= Kae Nemoto =

Japanese physicist

Kae Nemoto (根本 香絵) is a Japanese theoretical physicist known for her research on photonics, superradiance, quantum energy transport, and linear optical quantum computing. She is a professor at the National Institute of Informatics (NII) and at The Graduate University for Advanced Studies, director of the Global Research Center for Quantum Information Science at the NII, and co-director of the Japanese-French Laboratory for Informatics. Since April 2022, she leads the Quantum Information Science and Technology Unit at OIST Graduate University, Okinawa, Japan.

== Education==

After studying physics at Tokai University, Nemoto did her graduate studies at Ochanomizu University, where she earned a master's degree in 1993 and completed a doctorate in 1995. In 1995, Nemoto undertook postdoctoral research at the University of Queensland in Australia and the University of Wales in the United Kingdom. She focused on the theoretical foundations of quantum information science, contributing to early developments in quantum computing and quantum optics.

== Awards and recognition ==

In 2015, Nemoto was named as a Fellow of the American Physical Society (APS), after a nomination from the APS Division of Quantum Information, "for pioneering the theory for quantum optical implementations of quantum information processing and communication". She is also a Fellow of the Institute of Physics.

In 2022, Nemoto was appointed as an Officer of the National Order of Merit of the French Republic, the title awarded for distinguished civil or military achievements.

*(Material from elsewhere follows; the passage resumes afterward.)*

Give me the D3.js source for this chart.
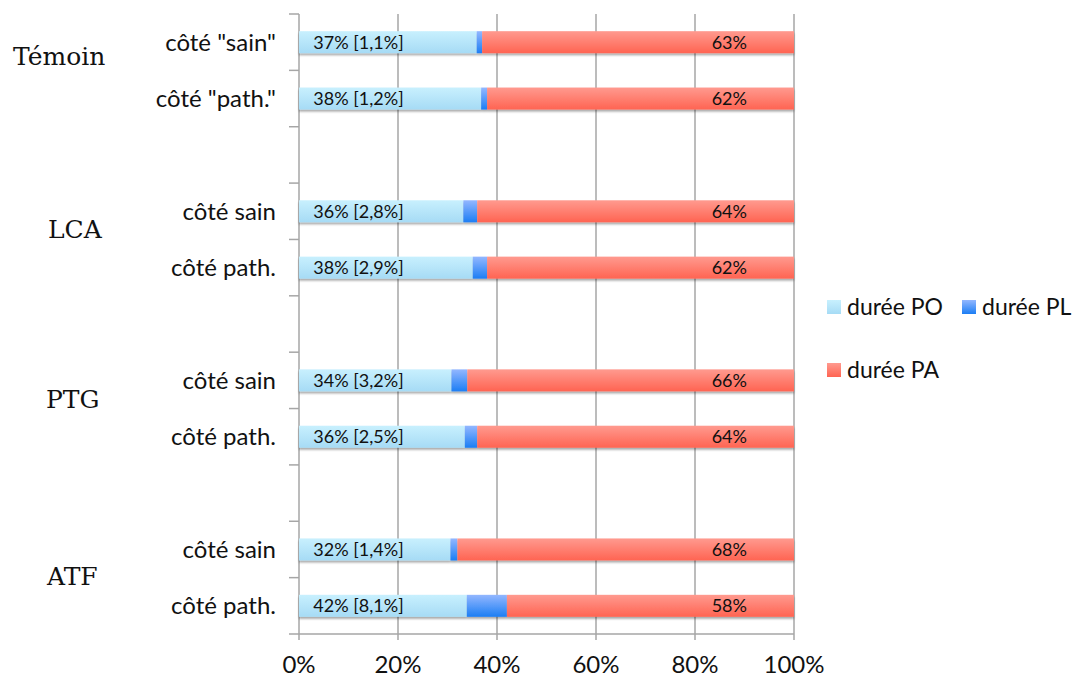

The decoration was given in recognition of her work as a co-director of the Japanese-French Laboratory for Informatics (JFLI), where she has cultivated strong research ties between Japan and France.

In 2025, Nemoto received the Ministry of Education, Culture, Sports, Science and Technology (MEXT) Minister's Award for Science and Technology in the Research category. The award recognized her pioneering work on quantum computer architecture theory and her contributions to the development of fault-tolerant quantum computers.